March 07, 2005

How to Play the Game

On Friday, Oct. 8, 1954, the Abilene High School Eagles beat the Borger Bulldogs, 34-7, at Fair Park Stadium in Abilene, Texas.

I was there. I was in the sixth grade.

The Eagles did not lose another football game until I was in the ninth grade, in December, 1957. In the interim, Abilene High won 49 straight football games and three straight state championships in the large-city classification.

For this, in 1999 the Eagles were named the “Team of the Century” in Texas high school football. Anyone aware of the stature of high school football in the Texas culture will be aware of the magnitude of the Eagles’ achievement.

Last year, the 50th anniversary of that first victory, I researched, wrote and published a book, “Warbirds – How They Played the Game,” to commemorate the streak. There is a copy in the San Diego City Library. The project began as nothing more than a journalist’s assignment to re-create history, restore long-forgotten details of that team and its achievements for a city that remembered maybe five or six highlights of the streak.
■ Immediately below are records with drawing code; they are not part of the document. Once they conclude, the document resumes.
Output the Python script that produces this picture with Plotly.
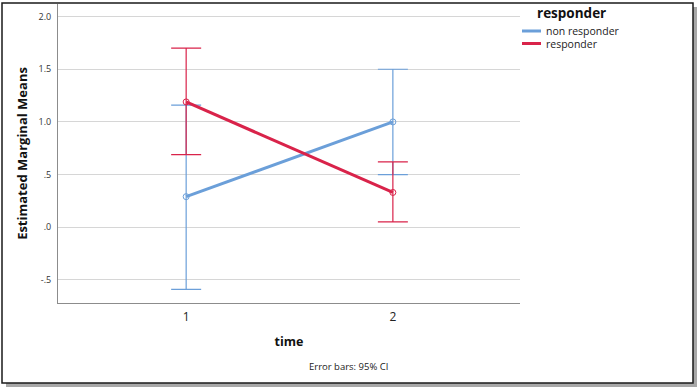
import plotly.graph_objects as go

times = [1, 2]
tick_labels = ["1", "2"]
groups = ["non responder", "responder"]
means = {
    "non responder": [0.29, 1.00],
    "responder": [1.19, 0.33],
}
ci_upper = {
    "non responder": [1.16, 1.50],
    "responder": [1.70, 0.62],
}
ci_lower = {
    "non responder": [-0.59, 0.50],
    "responder": [0.69, 0.05],
}
y_ticks = [-0.5, 0.0, 0.5, 1.0, 1.5, 2.0]
y_tick_text = ["-.5", ".0", ".5", "1.0", "1.5", "2.0"]
colors = {"non responder": "#6b9fd9", "responder": "#d9234a"}

W, H = 699, 389
L, R, T, B = 58, 520, 4, 303

fig = go.Figure()
for g in groups:
    up = [u - m for u, m in zip(ci_upper[g], means[g])]
    dn = [m - l for m, l in zip(means[g], ci_lower[g])]
    fig.add_trace(go.Scatter(
        x=times, y=means[g], mode="lines+markers", name=g,
        line=dict(color=colors[g], width=3),
        marker=dict(symbol="circle-open", size=6, color=colors[g], line=dict(width=1)),
        error_y=dict(type="data", symmetric=False, array=up, arrayminus=dn,
                     color=colors[g], thickness=1.2, width=15),
        showlegend=False,
    ))

def px(x):
    return (x - L) / (R - L)

def py(y):
    return (B - y) / (B - T)

shapes = [
    dict(type="rect", xref="paper", yref="paper", x0=px(6), x1=px(697), y0=py(387), y1=py(7),
         fillcolor="#a8a8a8", line=dict(width=0), layer="below"),
    dict(type="rect", xref="paper", yref="paper", x0=px(2), x1=px(693), y0=py(383), y1=py(3),
         fillcolor="white", line=dict(color="#1a1a1a", width=1.5), layer="below"),
]
annotations = [
    dict(text="<b>responder</b>", xref="paper", yref="paper", x=px(535), y=py(13),
         xanchor="left", yanchor="middle", showarrow=False,
         font=dict(size=13.5, color="#111", family="Open Sans")),
    dict(text="Error bars: 95% CI", xref="paper", yref="paper", x=px(348), y=py(366),
         xanchor="center", yanchor="middle", showarrow=False,
         font=dict(size=9.5, color="#222", family="Open Sans")),
]
for i, g in enumerate(groups):
    yy = 31 + i * 12.5
    shapes.append(dict(type="line", xref="paper", yref="paper", x0=px(522), x1=px(541),
                       y0=py(yy), y1=py(yy), line=dict(color=colors[g], width=3)))
    annotations.append(dict(text=g, xref="paper", yref="paper", x=px(544), y=py(yy),
                            xanchor="left", yanchor="middle", showarrow=False,
                            font=dict(size=10.5, color="#222", family="Open Sans")))

fig.update_layout(
    width=W, height=H,
    margin=dict(l=L, r=W - R, t=T, b=H - B, pad=0),
    paper_bgcolor="white", plot_bgcolor="rgba(0,0,0,0)",
    font=dict(family="Open Sans", color="#222"),
    shapes=shapes, annotations=annotations,
    xaxis=dict(range=[0.38, 2.615], tickvals=times, ticktext=tick_labels,
               showgrid=False, zeroline=False, showline=True, linecolor="#8c8c8c", linewidth=1,
               ticks="", tickfont=dict(size=12, color="#222"), ticklabelstandoff=3,
               title=dict(text="<b>time</b>", font=dict(size=12.5, color="#111"), standoff=12)),
    yaxis=dict(range=[-0.72, 2.12], tickvals=y_ticks, ticktext=y_tick_text,
               showgrid=True, gridcolor="#d6d6d6", gridwidth=1, zeroline=False,
               showline=True, linecolor="#8c8c8c", linewidth=1, ticks="",
               tickfont=dict(size=9, color="#333"), ticklabelstandoff=4,
               title=dict(text="<b>Estimated Marginal Means</b>", font=dict(size=13, color="#111"), standoff=7)),
    showlegend=False,
)

fig.write_html("out.html", config={"displayModeBar": False},
               post_script="document.body.style.margin='0px';document.body.style.overflow='hidden';")
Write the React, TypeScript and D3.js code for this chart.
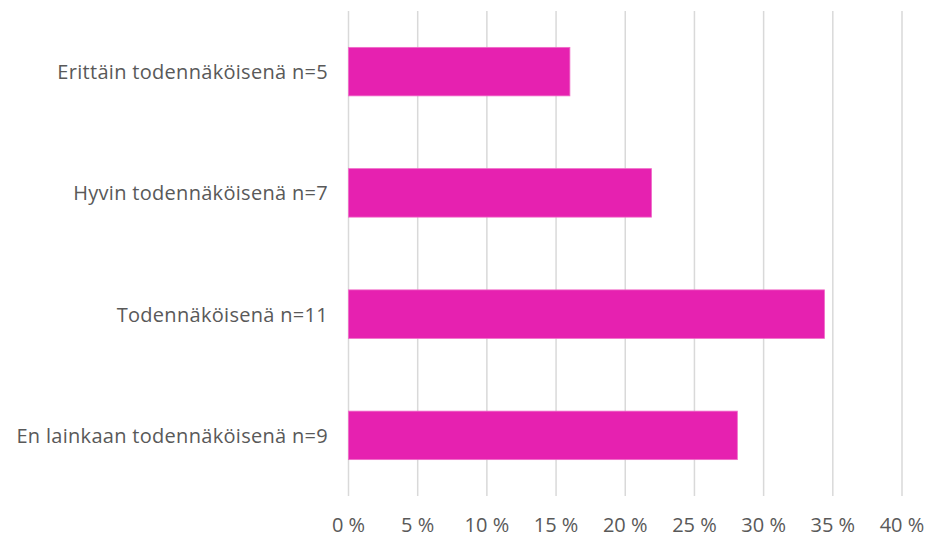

But before I was halfway through, I realized the heart of the book was not about football at all. It was about values and principles.

The coach of that team, Chuck Moser, arrived in Abilene in 1953, carried his materials into his 10-by-10 office in Eagle Gym, and cranked up the mimeograph machine. The most important single piece of equipment described in the book is that old blue-ink mimeograph machine, that in February, 1953, started reproducing the philosophy of a teacher of football who didn’t begin with X’s and O’s, but with values and principles.

That philosophy, organized into rules and policies, set into motion the Eagles’ ultimate success before the first football was ever snapped at Chuck Moser’s first spring practice in March, 1953. The system was unabashedly virtuous and a literal manifestation of the sports writer Grantland Rice’s famous declaration made during a more virtuous age: “When the One Great Scorer comes to write against your name, he marks – not that you won or lost – but how you played the game.”

Before the book was completed, “How They Played the Game” had become the subtitle, and it describes precisely the content of the book. It tells how the coach gave his team its best chance to win – the best that any coach can do – with a system based not only on rules of football, but rules of living. And the coach lived the system. He knew he had to, but he did it because he wanted to. There is a difference. Very quickly, he was not only the high school football coach, he was a Sunday School teacher, and a civic leader, and president of the local Kiwanis Club.

That was the true history being recreated. Chuck Moser was a teacher for his time, and for any time a people understand the importance to their future of success built on values and ethics, and the threat to that future of success built on greed and manipulation.

Moser’s teaching re-emerged in a time in which winning without principle has become the saddest form of defeat. His story, and the proof of his story in his Eagle teams, is not only for Texans wishing to recall some football glory days. The story comes to a national audience that in 2005 not only knows, but fears, what has been lost to the greedsters, and feels a strong yearning for what might be regained if principle is recovered, and the value of values is practiced once more. It is a history that should be repeatable in America, and in San Diego. We could sure use a winning streak. All we need is a leader.